QTL Conferring Resistance and Avoidance to White Mold in Common Bean

  1. J. M. Kolkmana and
  2. J. D. Kelly *b
  1. a Department of Crop and Soil Sciences, Oregon State University, Corvallis, OR, 97331
    b Department of Crop and Soil Sciences, Michigan State University, East Lansing, MI, 48824

Abstract

White mold, caused by Sclerotinia sclerotiorum (Lib.) De Bary, is a serious fungal disease that negatively affects production of common bean (Phaseolus vulgaris L.). Resistance to white mold in common bean is complexly inherited and comprised of physiological resistance and avoidance mechanisms. The objectives of this research were to discover quantitative trait loci (QTL) conferring resistance to white mold in navy beans, to determine if a multitrait bulking strategy was an efficient approach for locating QTL conferring resistance to white mold, and to identify agronomic traits associated with QTL for white mold avoidance in the field.
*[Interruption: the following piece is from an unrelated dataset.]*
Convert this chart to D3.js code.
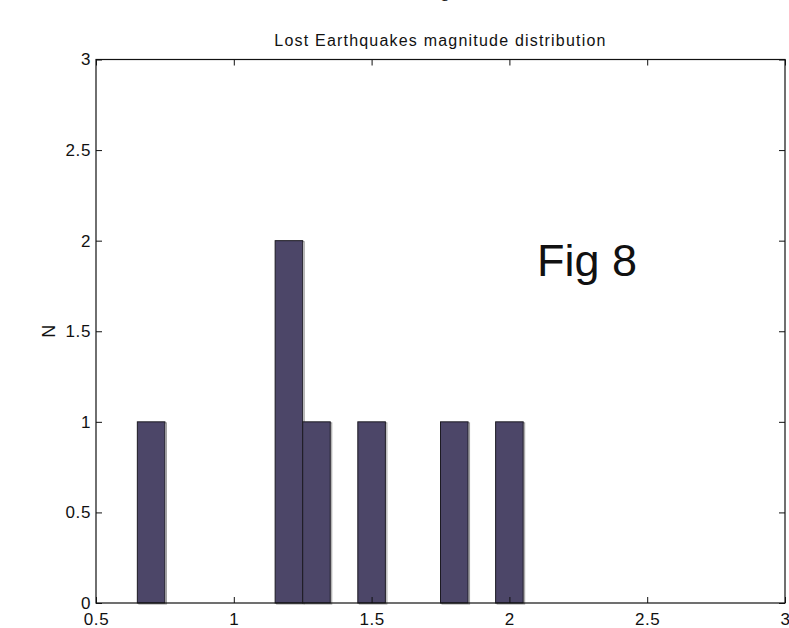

A 98 F3-derived Bunsi/Newport population was evaluated in three environments for resistance to white mold and agronomic traits. A 28 recombinant inbred line population derived from a Huron/Newport cross was evaluated for the resistance and yield in four environments and was used to confirm marker associations. Marker BC20.1800 on B2 was associated with disease severity index (DSI) (12%) across environments, and was confirmed in the second population. Markers linked to QTL were also detected on B7 for DSI (17%), resistance to oxalate (16%), yield (37%), as well as days to flowering (14%), branching pattern (9%), lodging (9%) and seed size (20%). Growth habit unexpectedly mapped to B7, and represents a novel source of determinacy in navy bean. Multiple-trait bulking based on low DSI, high yield, and 40 to 45 d to flowering versus high DSI, low yield, and 40 to 45 d to flowering effectively identified more markers linked to QTL for resistance to white mold than did bulks based on low and high DSI alone. Selection based on QTL that confer resistance to white mold, such as the Bunsi-derived QTL located on B2 and B7 of the bean genome, combined with certain desirable agronomic traits offers the opportunity to develop resistant cultivars and improve our understanding of resistance to white mold in common bean.